## START

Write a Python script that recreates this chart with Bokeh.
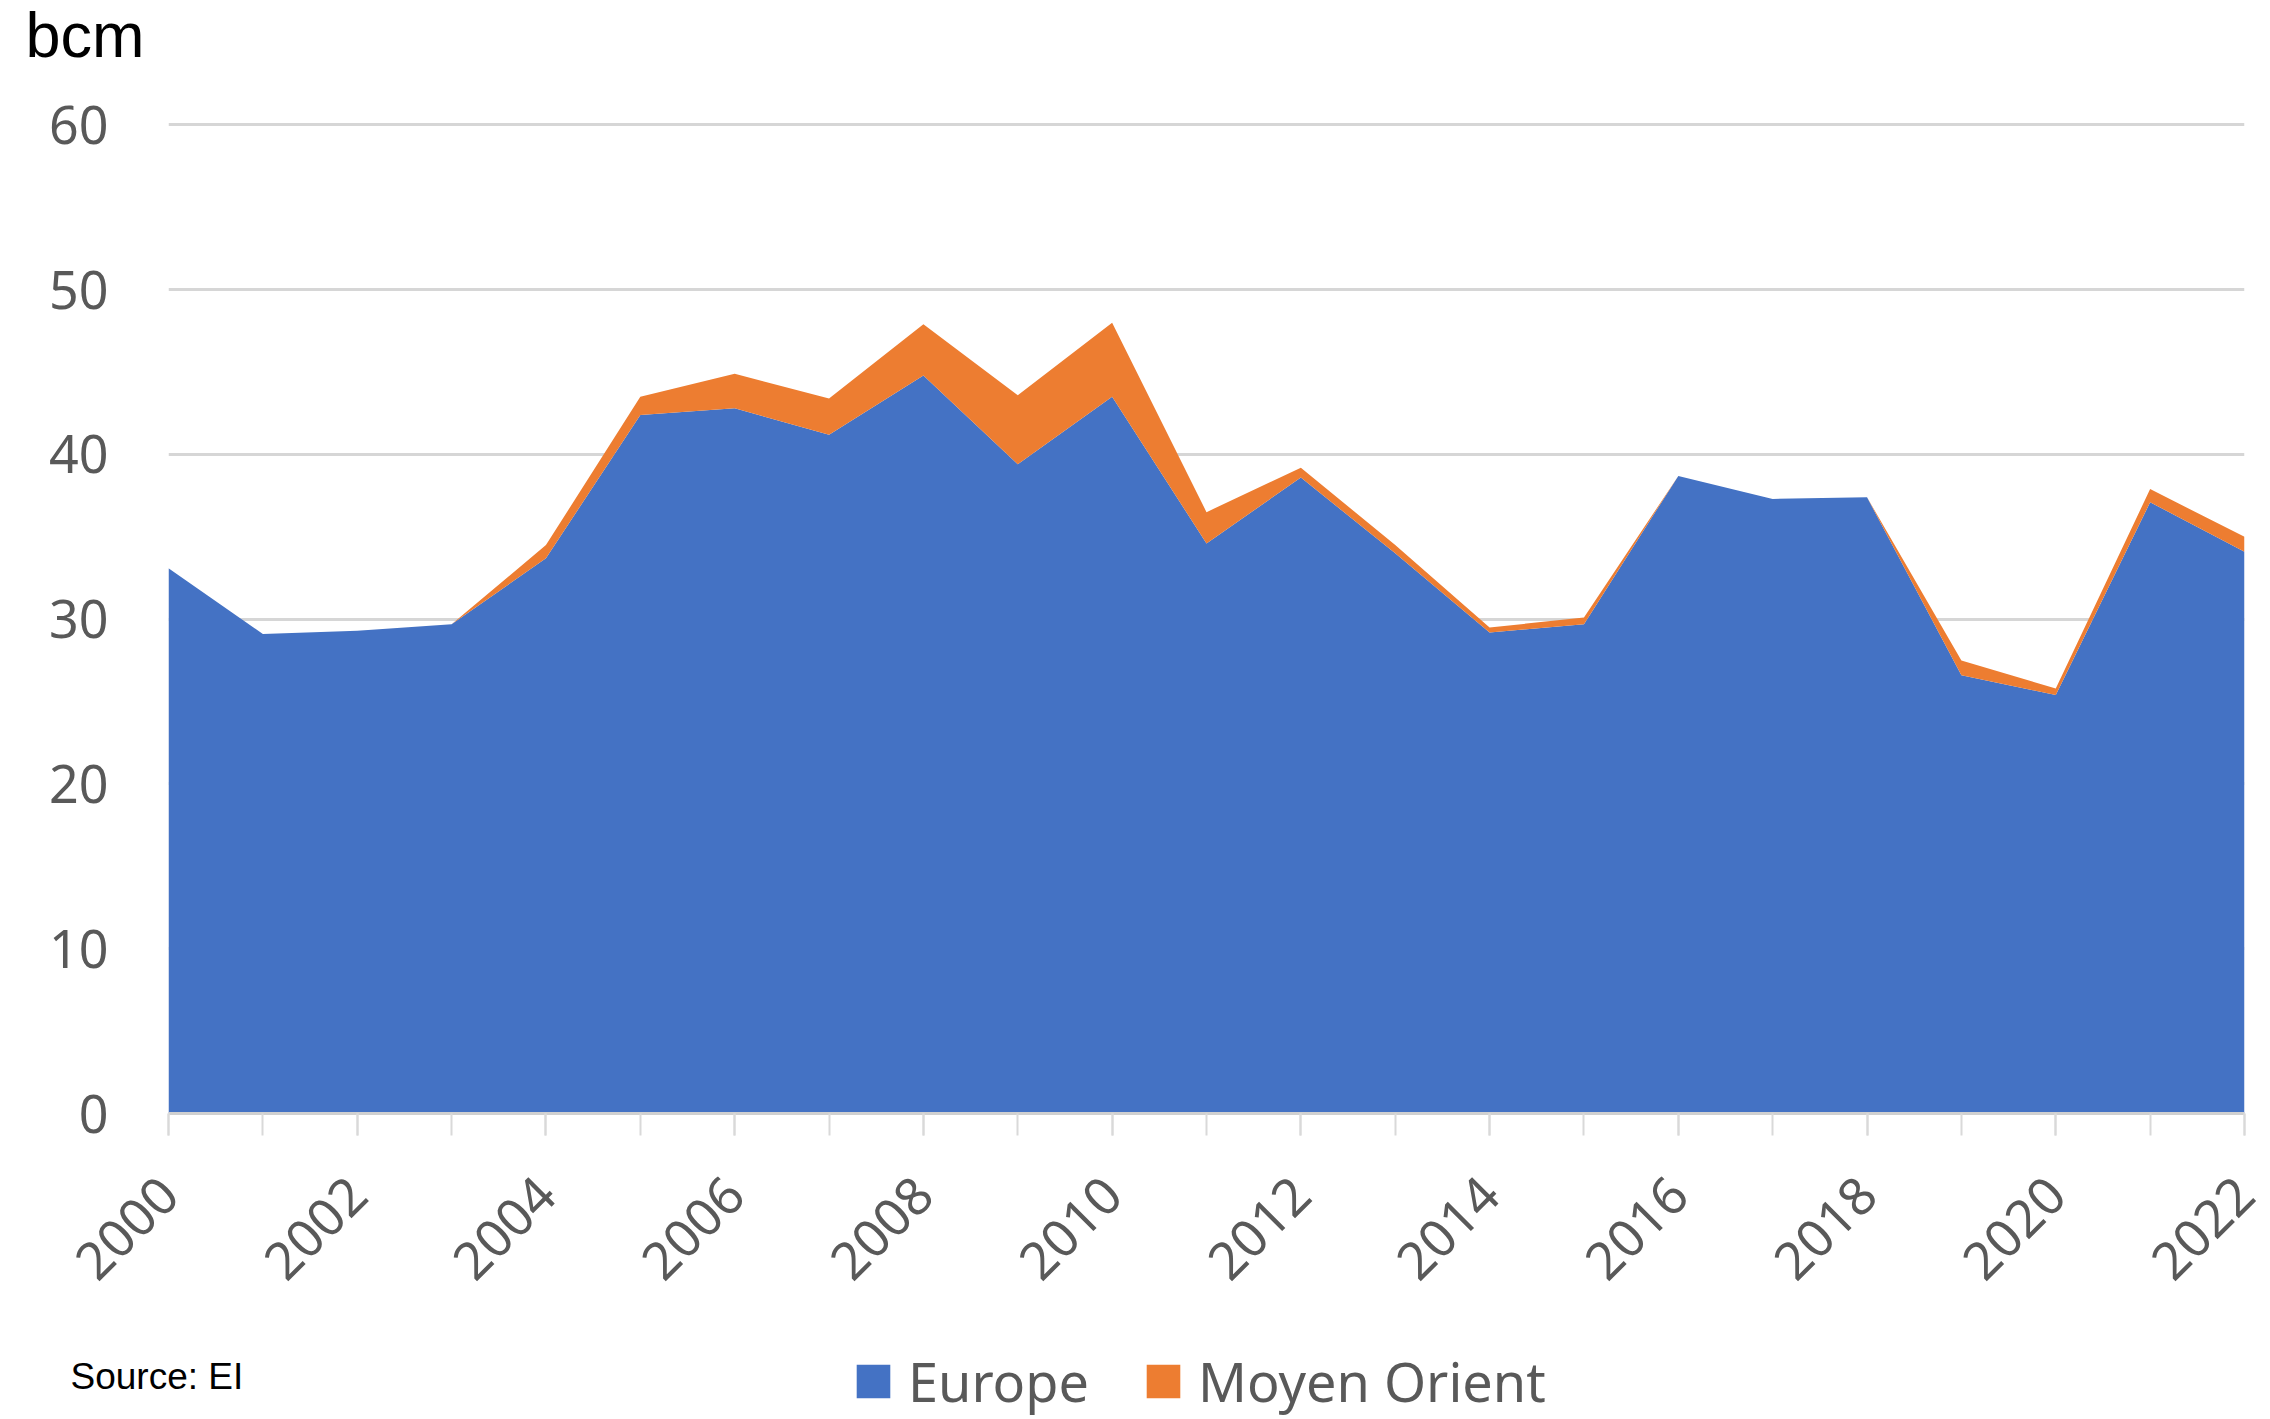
from math import pi
from bokeh.plotting import figure
from bokeh.layouts import column
from bokeh.models import (ColumnDataSource, Range1d, FixedTicker, Legend, LegendItem,
                          Label)
from bokeh.embed import file_html
from bokeh.resources import INLINE

years = list(range(2000, 2023))
europe = [33.1, 29.1, 29.3, 29.7, 33.7, 42.4, 42.8, 41.2, 44.8, 39.4, 43.5, 34.6,
          38.6, 34.0, 29.2, 29.7, 38.7, 37.3, 37.4, 26.6, 25.4, 37.1, 34.1]
moyen_orient = [0.0, 0.0, 0.0, 0.0, 0.8, 1.1, 2.1, 2.2, 3.1, 4.2, 4.5, 1.9,
                0.6, 0.5, 0.3, 0.4, 0.0, 0.0, 0.0, 0.9, 0.4, 0.8, 0.9]
series_names = ["Europe", "Moyen Orient"]
series_colors = ["#4472C4", "#ED7D31"]
x_tick_labels = list(range(2000, 2023, 2))
y_ticks = [0, 10, 20, 30, 40, 50, 60]

W = 2270
H_TOP, H_MAIN, H_BOT = 80, 1265, 74

src = ColumnDataSource(dict(year=years, europe=europe, me=moyen_orient))

# ---- top strip: unit label ----
top = figure(width=W, height=H_TOP, output_backend="svg", toolbar_location=None,
             x_range=Range1d(0, W), y_range=Range1d(H_TOP, 0),
             x_axis_type=None, y_axis_type=None, min_border=0, frame_align=False)
top.outline_line_color = None
top.grid.visible = False
top.add_layout(Label(x=25, y=34, text="bcm", text_font="Liberation Sans",
                     text_font_size="63px", text_color="black",
                     text_baseline="alphabetic"))

# ---- main chart ----
p = figure(width=W, height=H_MAIN, output_backend="svg", toolbar_location=None,
           x_range=Range1d(2000, 2022), y_range=Range1d(0, 60.15),
           min_border_left=168, min_border_right=26, min_border_top=42,
           min_border_bottom=H_MAIN - (1113 - H_TOP), frame_align=False)
p.outline_line_color = None

rs = p.varea_stack(["europe", "me"], x="year", color=series_colors, source=src)

p.xgrid.grid_line_color = None
p.ygrid.ticker = FixedTicker(ticks=y_ticks)
p.ygrid.grid_line_color = "#d6d6d6"
p.ygrid.grid_line_width = 3

p.yaxis.ticker = FixedTicker(ticks=y_ticks)
p.yaxis.axis_line_color = None
p.yaxis.major_tick_line_color = None
p.yaxis.minor_tick_line_color = None
p.yaxis.major_tick_out = 0
p.yaxis.major_tick_in = 0
p.yaxis.major_label_standoff = 60
p.yaxis.major_label_text_font = "Noto Sans"
p.yaxis.major_label_text_font_size = "52px"
p.yaxis.major_label_text_color = "#595959"

p.xaxis.ticker = FixedTicker(ticks=x_tick_labels, minor_ticks=years)
p.xaxis.axis_line_color = "#d0d0d0"
p.xaxis.axis_line_width = 3
p.xaxis.major_tick_line_color = "#d9d9d9"
p.xaxis.major_tick_line_width = 2
p.xaxis.minor_tick_line_color = "#d9d9d9"
p.xaxis.minor_tick_line_width = 2
p.xaxis.major_tick_out = 22
p.xaxis.major_tick_in = 0
p.xaxis.minor_tick_out = 22
p.xaxis.minor_tick_in = 0
p.xaxis.major_label_orientation = pi / 4
p.xaxis.major_label_standoff = 50
p.xaxis.major_label_text_font = "Noto Sans"
p.xaxis.major_label_text_font_size = "52px"
p.xaxis.major_label_text_color = "#595959"

# ---- bottom strip: source note and legend ----
bot = figure(width=W, height=H_BOT, output_backend="svg", toolbar_location=None,
             x_range=Range1d(0, W), y_range=Range1d(H_BOT, 0),
             x_axis_type=None, y_axis_type=None, min_border=0, frame_align=False)
bot.outline_line_color = None
bot.grid.visible = False
# legend proxies: same styling as the chart areas, kept outside the visible range
proxy = ColumnDataSource(dict(x=[-20, -10], y1=[0, 0], y2=[1, 1]))
lr = [bot.varea(x="x", y1="y1", y2="y2", color=c, source=proxy) for c in series_colors]
legend = Legend(items=[LegendItem(label=n, renderers=[r]) for n, r in zip(series_names, lr)],
                orientation="horizontal", location=(852, 1),
                glyph_width=42, glyph_height=42, label_standoff=14, spacing=53,
                padding=0, margin=0, border_line_color=None,
                background_fill_alpha=0,
                label_text_font="Noto Sans", label_text_font_size="54px",
                label_text_color="#595959")
bot.add_layout(legend, "center")
bot.add_layout(Label(x=70, y=31, text="Source: EI",
                     text_font="Liberation Sans", text_font_size="37px",
                     text_color="black", text_baseline="alphabetic"))

layout = column(top, p, bot, spacing=0)
open("out.html", "w").write(file_html(layout, INLINE))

## END

Task directions =>
Restate the data word for word from its first line through the line with "p.ygrid.grid_line_width = 3", leaving out any picture along the way.

The completed task =>
Write a Python script that recreates this chart with Bokeh.
from math import pi
from bokeh.plotting import figure
from bokeh.layouts import column
from bokeh.models import (ColumnDataSource, Range1d, FixedTicker, Legend, LegendItem,
                          Label)
from bokeh.embed import file_html
from bokeh.resources import INLINE

years = list(range(2000, 2023))
europe = [33.1, 29.1, 29.3, 29.7, 33.7, 42.4, 42.8, 41.2, 44.8, 39.4, 43.5, 34.6,
          38.6, 34.0, 29.2, 29.7, 38.7, 37.3, 37.4, 26.6, 25.4, 37.1, 34.1]
moyen_orient = [0.0, 0.0, 0.0, 0.0, 0.8, 1.1, 2.1, 2.2, 3.1, 4.2, 4.5, 1.9,
                0.6, 0.5, 0.3, 0.4, 0.0, 0.0, 0.0, 0.9, 0.4, 0.8, 0.9]
series_names = ["Europe", "Moyen Orient"]
series_colors = ["#4472C4", "#ED7D31"]
x_tick_labels = list(range(2000, 2023, 2))
y_ticks = [0, 10, 20, 30, 40, 50, 60]

W = 2270
H_TOP, H_MAIN, H_BOT = 80, 1265, 74

src = ColumnDataSource(dict(year=years, europe=europe, me=moyen_orient))

# ---- top strip: unit label ----
top = figure(width=W, height=H_TOP, output_backend="svg", toolbar_location=None,
             x_range=Range1d(0, W), y_range=Range1d(H_TOP, 0),
             x_axis_type=None, y_axis_type=None, min_border=0, frame_align=False)
top.outline_line_color = None
top.grid.visible = False
top.add_layout(Label(x=25, y=34, text="bcm", text_font="Liberation Sans",
                     text_font_size="63px", text_color="black",
                     text_baseline="alphabetic"))

# ---- main chart ----
p = figure(width=W, height=H_MAIN, output_backend="svg", toolbar_location=None,
           x_range=Range1d(2000, 2022), y_range=Range1d(0, 60.15),
           min_border_left=168, min_border_right=26, min_border_top=42,
           min_border_bottom=H_MAIN - (1113 - H_TOP), frame_align=False)
p.outline_line_color = None

rs = p.varea_stack(["europe", "me"], x="year", color=series_colors, source=src)

p.xgrid.grid_line_color = None
p.ygrid.ticker = FixedTicker(ticks=y_ticks)
p.ygrid.grid_line_color = "#d6d6d6"
p.ygrid.grid_line_width = 3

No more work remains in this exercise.